The CBN would begin to actively court foreign direct investments (FDIs) and Foreign Portfolio Investments (FPIs) again.
The CBN would raise interest rates and tighten liquidity to put a lid on inflation and attract flows to stem the naira rout.
The CBN would then begin to move towards a more empirical analysis of the economy as opposed to defending an unsustainable nominal naira dollar peg.

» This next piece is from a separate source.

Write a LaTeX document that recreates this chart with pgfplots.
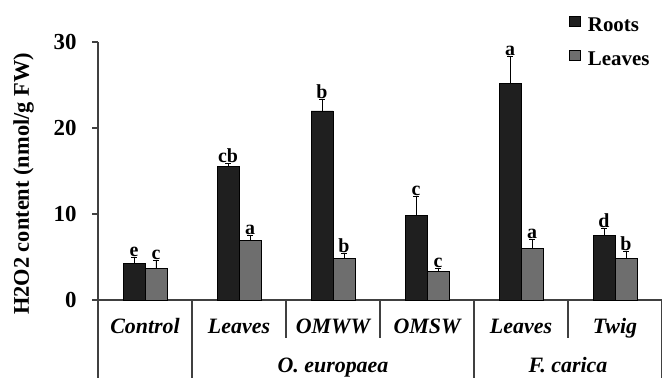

For example Standard & Poor’s in its latest ratings review for Nigeria notes:
“Nigeria’s monetary policy has also weakened the country’s credit profile, in our view. We now consider Nigeria’s foreign exchange regime as a fixed arrangement rather than a managed float. The Central Bank of Nigeria (CBN) has maintained a Nigerian naira-to-U.S. dollar bilateral exchange rate of NGN197: US$1 since February 2015 and statements by the CBN governor indicate the bank’s commitment to the fixed foreign exchange regime. In order to defend the exchange rate, the CBN has imposed foreign exchange controls on both current and capital transactions, including import restrictions on 41 categories of goods. Domestic production has yet to respond fully, leading to scarcity of some products such as refined fuel and some fast-moving consumer goods. Meanwhile, the naira has appreciated in real effective terms since 2010, hurting manufacturer’s external competitiveness. ”
We have spoken here on Nairametrics in the past about the need for our economic policy makers to know the difference between a real effective exchange rate (REER) and a nominal one like the CBN is trying vainly to defend.
Finally the CBN would accept the limits of monetary policy (in a structurally flawed economy like Nigeria’s) and begin to let fiscal policy do the heavy lifting in the form of fiscal stimulus.
This would enable the CBN go back to its core functions of fighting inflation.
I don’t know if the CBN Governor took ECN 101 as a University course, however he must know that just like Argentina and Venezuela, Nigeria’s unorthodox monetary policies are bound to fail (in fact they are already failing).
The laws of economics are not a respecter of Presidents or Emperors with or without clothes.